Exactly as written, write out the lines below from the first to the one containing "var half = bar.width / 4;", inclusive. Pictures do not belong in the copy.

>>

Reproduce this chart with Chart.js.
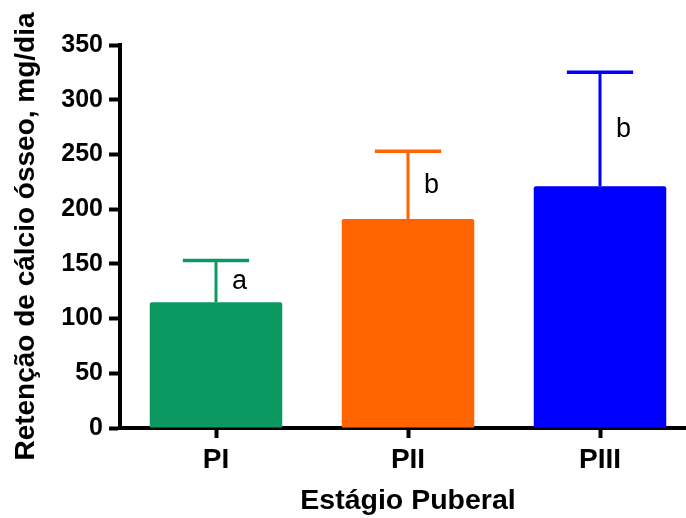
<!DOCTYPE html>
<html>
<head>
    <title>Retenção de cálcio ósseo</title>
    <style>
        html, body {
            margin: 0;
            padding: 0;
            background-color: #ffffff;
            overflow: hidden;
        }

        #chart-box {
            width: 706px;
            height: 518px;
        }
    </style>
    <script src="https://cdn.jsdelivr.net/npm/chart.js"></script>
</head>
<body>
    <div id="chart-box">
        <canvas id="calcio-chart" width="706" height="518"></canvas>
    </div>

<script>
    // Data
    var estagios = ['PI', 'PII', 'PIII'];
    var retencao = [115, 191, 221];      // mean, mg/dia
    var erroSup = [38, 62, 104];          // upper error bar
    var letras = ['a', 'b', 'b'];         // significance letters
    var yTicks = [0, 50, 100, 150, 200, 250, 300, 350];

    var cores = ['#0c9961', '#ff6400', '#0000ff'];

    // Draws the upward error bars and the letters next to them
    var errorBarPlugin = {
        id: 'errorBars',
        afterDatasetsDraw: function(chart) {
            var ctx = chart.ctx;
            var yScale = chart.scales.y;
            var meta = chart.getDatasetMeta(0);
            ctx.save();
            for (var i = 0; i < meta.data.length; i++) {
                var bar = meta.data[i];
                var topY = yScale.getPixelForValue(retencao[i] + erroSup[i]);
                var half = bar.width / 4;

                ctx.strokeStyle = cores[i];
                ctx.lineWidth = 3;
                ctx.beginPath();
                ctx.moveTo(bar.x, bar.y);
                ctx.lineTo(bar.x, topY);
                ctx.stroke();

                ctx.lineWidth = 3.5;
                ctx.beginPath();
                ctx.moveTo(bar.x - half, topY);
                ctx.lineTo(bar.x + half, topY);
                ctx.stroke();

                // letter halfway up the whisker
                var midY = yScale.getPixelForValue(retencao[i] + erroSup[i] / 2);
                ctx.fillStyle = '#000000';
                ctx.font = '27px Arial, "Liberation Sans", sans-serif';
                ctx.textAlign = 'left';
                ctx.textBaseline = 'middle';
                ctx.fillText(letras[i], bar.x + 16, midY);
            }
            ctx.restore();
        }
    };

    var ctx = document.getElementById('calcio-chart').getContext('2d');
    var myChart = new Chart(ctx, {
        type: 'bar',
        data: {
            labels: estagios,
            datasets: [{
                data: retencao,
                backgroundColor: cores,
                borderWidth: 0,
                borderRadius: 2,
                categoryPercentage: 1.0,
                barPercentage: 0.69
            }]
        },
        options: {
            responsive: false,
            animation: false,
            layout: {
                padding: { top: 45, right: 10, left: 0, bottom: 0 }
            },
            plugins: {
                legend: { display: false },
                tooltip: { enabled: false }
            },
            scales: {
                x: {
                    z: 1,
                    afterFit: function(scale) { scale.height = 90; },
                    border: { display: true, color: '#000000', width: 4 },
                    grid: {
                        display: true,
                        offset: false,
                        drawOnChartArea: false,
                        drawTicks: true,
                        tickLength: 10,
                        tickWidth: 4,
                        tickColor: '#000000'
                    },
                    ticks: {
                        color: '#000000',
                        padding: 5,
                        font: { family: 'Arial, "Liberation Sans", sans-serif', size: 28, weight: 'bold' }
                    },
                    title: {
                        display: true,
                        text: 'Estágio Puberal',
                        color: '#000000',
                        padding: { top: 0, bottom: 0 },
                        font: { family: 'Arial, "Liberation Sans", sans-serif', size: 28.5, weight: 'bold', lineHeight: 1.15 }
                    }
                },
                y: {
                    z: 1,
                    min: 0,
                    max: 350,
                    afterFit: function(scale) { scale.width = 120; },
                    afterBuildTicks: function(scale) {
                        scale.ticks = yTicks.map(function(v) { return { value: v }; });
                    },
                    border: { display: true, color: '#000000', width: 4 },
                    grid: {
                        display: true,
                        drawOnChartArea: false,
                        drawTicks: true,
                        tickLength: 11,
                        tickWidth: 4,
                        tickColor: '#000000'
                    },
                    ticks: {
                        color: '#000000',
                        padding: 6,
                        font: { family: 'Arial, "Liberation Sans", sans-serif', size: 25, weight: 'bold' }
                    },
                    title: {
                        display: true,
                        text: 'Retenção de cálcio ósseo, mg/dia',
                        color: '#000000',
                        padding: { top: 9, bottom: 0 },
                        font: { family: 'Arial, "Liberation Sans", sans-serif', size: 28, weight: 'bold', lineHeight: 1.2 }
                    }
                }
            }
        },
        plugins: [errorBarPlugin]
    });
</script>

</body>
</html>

<<

◆ Task output
Reproduce this chart with Chart.js.
<!DOCTYPE html>
<html>
<head>
    <title>Retenção de cálcio ósseo</title>
    <style>
        html, body {
            margin: 0;
            padding: 0;
            background-color: #ffffff;
            overflow: hidden;
        }

        #chart-box {
            width: 706px;
            height: 518px;
        }
    </style>
    <script src="https://cdn.jsdelivr.net/npm/chart.js"></script>
</head>
<body>
    <div id="chart-box">
        <canvas id="calcio-chart" width="706" height="518"></canvas>
    </div>

<script>
    // Data
    var estagios = ['PI', 'PII', 'PIII'];
    var retencao = [115, 191, 221];      // mean, mg/dia
    var erroSup = [38, 62, 104];          // upper error bar
    var letras = ['a', 'b', 'b'];         // significance letters
    var yTicks = [0, 50, 100, 150, 200, 250, 300, 350];

    var cores = ['#0c9961', '#ff6400', '#0000ff'];

    // Draws the upward error bars and the letters next to them
    var errorBarPlugin = {
        id: 'errorBars',
        afterDatasetsDraw: function(chart) {
            var ctx = chart.ctx;
            var yScale = chart.scales.y;
            var meta = chart.getDatasetMeta(0);
            ctx.save();
            for (var i = 0; i < meta.data.length; i++) {
                var bar = meta.data[i];
                var topY = yScale.getPixelForValue(retencao[i] + erroSup[i]);
                var half = bar.width / 4;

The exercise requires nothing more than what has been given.